[WRITTEN PROBLEM] Output every line of the material exactly, omitting images.

[RECORDED DATA]
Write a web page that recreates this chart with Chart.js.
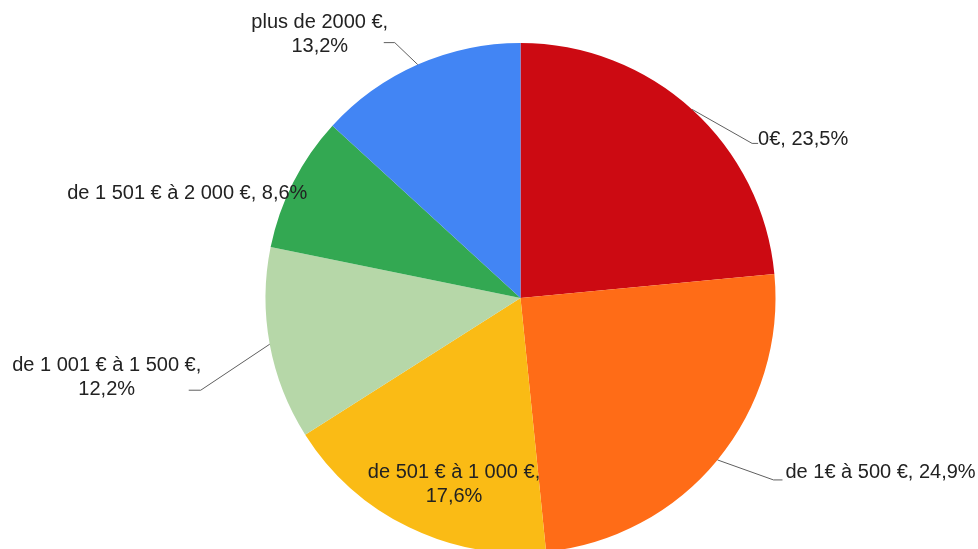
<!DOCTYPE html>
<html>
<head>
<meta charset="utf-8">
<script src="https://cdn.jsdelivr.net/npm/chart.js@4/dist/chart.umd.min.js"></script>
<style>
  html,body{margin:0;padding:0;background:#fff;overflow:hidden}
  #wrap{position:relative;width:978px;height:600px}
</style>
</head>
<body>
<div id="wrap"><canvas id="pie"></canvas></div>
<script>
// data
const categories = ['0€', 'de 1€ à 500 €', 'de 501 € à 1 000 €', 'de 1 001 € à 1 500 €', 'de 1 501 € à 2 000 €', 'plus de 2000 €'];
const shares = [23.5, 24.9, 17.6, 12.2, 8.6, 13.2];
const colors = ['#cc0a12', '#ff6c17', '#fabb15', '#b6d7a8', '#33a852', '#4285f4'];

const fmt = v => v.toFixed(1).replace('.', ',') + '%';
const oneLine = i => [categories[i] + ', ' + fmt(shares[i])];
const twoLines = i => [categories[i] + ',', fmt(shares[i])];

// label layout per slice: how text is split, where the leader goes (relative to slice edge)
const labelLayout = [
  {lines:oneLine, elbow:[60,34], end:[66,34], align:'left', text:[66,30]},
  {lines:oneLine, elbow:[56,20], end:[65,20], align:'left', text:[68,13]},
  {lines:twoLines, inside:true, align:'center', text:[45,-55]},
  {lines:twoLines, elbow:[-69,46], end:[-81,46], align:'center', text:[-163,21]},
  {lines:oneLine, inside:true, align:'center', text:[-106,11]},
  {lines:twoLines, elbow:[-23,-22], end:[-34,-22], align:'center', text:[-98,-42]}
];

const labelPlugin = {
  id:'pieLabels',
  afterDatasetsDraw(chart){
    const ctx = chart.ctx;
    const meta = chart.getDatasetMeta(0);
    meta.data.forEach((arc, i) => {
      const p = arc.getProps(['x','y','startAngle','endAngle','outerRadius']);
      const mid = (p.startAngle + p.endAngle) / 2;
      const ax = p.x + Math.cos(mid) * p.outerRadius;
      const ay = p.y + Math.sin(mid) * p.outerRadius;
      const L = labelLayout[i];
      ctx.save();
      if(!L.inside){
        ctx.strokeStyle = '#5f5f5f';
        ctx.lineWidth = 1;
        ctx.beginPath();
        ctx.moveTo(ax, ay);
        ctx.lineTo(ax + L.elbow[0], ay + L.elbow[1]);
        ctx.lineTo(ax + L.end[0], ay + L.end[1]);
        ctx.stroke();
      }
      ctx.fillStyle = '#222';
      ctx.font = '20px "Liberation Sans", Arial, sans-serif';
      ctx.textAlign = L.align;
      ctx.textBaseline = 'middle';
      L.lines(i).forEach((t, k) => {
        ctx.fillText(t, ax + L.text[0], ay + L.text[1] + k * 24);
      });
      ctx.restore();
    });
  }
};

new Chart(document.getElementById('pie'), {
  type:'pie',
  data:{labels:categories, datasets:[{data:shares, backgroundColor:colors, borderWidth:0}]},
  options:{
    responsive:true,
    maintainAspectRatio:false,
    animation:false,
    layout:{padding:{top:43, bottom:47, left:265, right:202}},
    plugins:{legend:{display:false}, tooltip:{enabled:false}}
  },
  plugins:[labelPlugin]
});
</script>
</body>
</html>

[WRITTEN ANSWER]
Write a web page that recreates this chart with Chart.js.
<!DOCTYPE html>
<html>
<head>
<meta charset="utf-8">
<script src="https://cdn.jsdelivr.net/npm/chart.js@4/dist/chart.umd.min.js"></script>
<style>
  html,body{margin:0;padding:0;background:#fff;overflow:hidden}
  #wrap{position:relative;width:978px;height:600px}
</style>
</head>
<body>
<div id="wrap"><canvas id="pie"></canvas></div>
<script>
// data
const categories = ['0€', 'de 1€ à 500 €', 'de 501 € à 1 000 €', 'de 1 001 € à 1 500 €', 'de 1 501 € à 2 000 €', 'plus de 2000 €'];
const shares = [23.5, 24.9, 17.6, 12.2, 8.6, 13.2];
const colors = ['#cc0a12', '#ff6c17', '#fabb15', '#b6d7a8', '#33a852', '#4285f4'];

const fmt = v => v.toFixed(1).replace('.', ',') + '%';
const oneLine = i => [categories[i] + ', ' + fmt(shares[i])];
const twoLines = i => [categories[i] + ',', fmt(shares[i])];

// label layout per slice: how text is split, where the leader goes (relative to slice edge)
const labelLayout = [
  {lines:oneLine, elbow:[60,34], end:[66,34], align:'left', text:[66,30]},
  {lines:oneLine, elbow:[56,20], end:[65,20], align:'left', text:[68,13]},
  {lines:twoLines, inside:true, align:'center', text:[45,-55]},
  {lines:twoLines, elbow:[-69,46], end:[-81,46], align:'center', text:[-163,21]},
  {lines:oneLine, inside:true, align:'center', text:[-106,11]},
  {lines:twoLines, elbow:[-23,-22], end:[-34,-22], align:'center', text:[-98,-42]}
];

const labelPlugin = {
  id:'pieLabels',
  afterDatasetsDraw(chart){
    const ctx = chart.ctx;
    const meta = chart.getDatasetMeta(0);
    meta.data.forEach((arc, i) => {
      const p = arc.getProps(['x','y','startAngle','endAngle','outerRadius']);
      const mid = (p.startAngle + p.endAngle) / 2;
      const ax = p.x + Math.cos(mid) * p.outerRadius;
      const ay = p.y + Math.sin(mid) * p.outerRadius;
      const L = labelLayout[i];
      ctx.save();
      if(!L.inside){
        ctx.strokeStyle = '#5f5f5f';
        ctx.lineWidth = 1;
        ctx.beginPath();
        ctx.moveTo(ax, ay);
        ctx.lineTo(ax + L.elbow[0], ay + L.elbow[1]);
        ctx.lineTo(ax + L.end[0], ay + L.end[1]);
        ctx.stroke();
      }
      ctx.fillStyle = '#222';
      ctx.font = '20px "Liberation Sans", Arial, sans-serif';
      ctx.textAlign = L.align;
      ctx.textBaseline = 'middle';
      L.lines(i).forEach((t, k) => {
        ctx.fillText(t, ax + L.text[0], ay + L.text[1] + k * 24);
      });
      ctx.restore();
    });
  }
};

new Chart(document.getElementById('pie'), {
  type:'pie',
  data:{labels:categories, datasets:[{data:shares, backgroundColor:colors, borderWidth:0}]},
  options:{
    responsive:true,
    maintainAspectRatio:false,
    animation:false,
    layout:{padding:{top:43, bottom:47, left:265, right:202}},
    plugins:{legend:{display:false}, tooltip:{enabled:false}}
  },
  plugins:[labelPlugin]
});
</script>
</body>
</html>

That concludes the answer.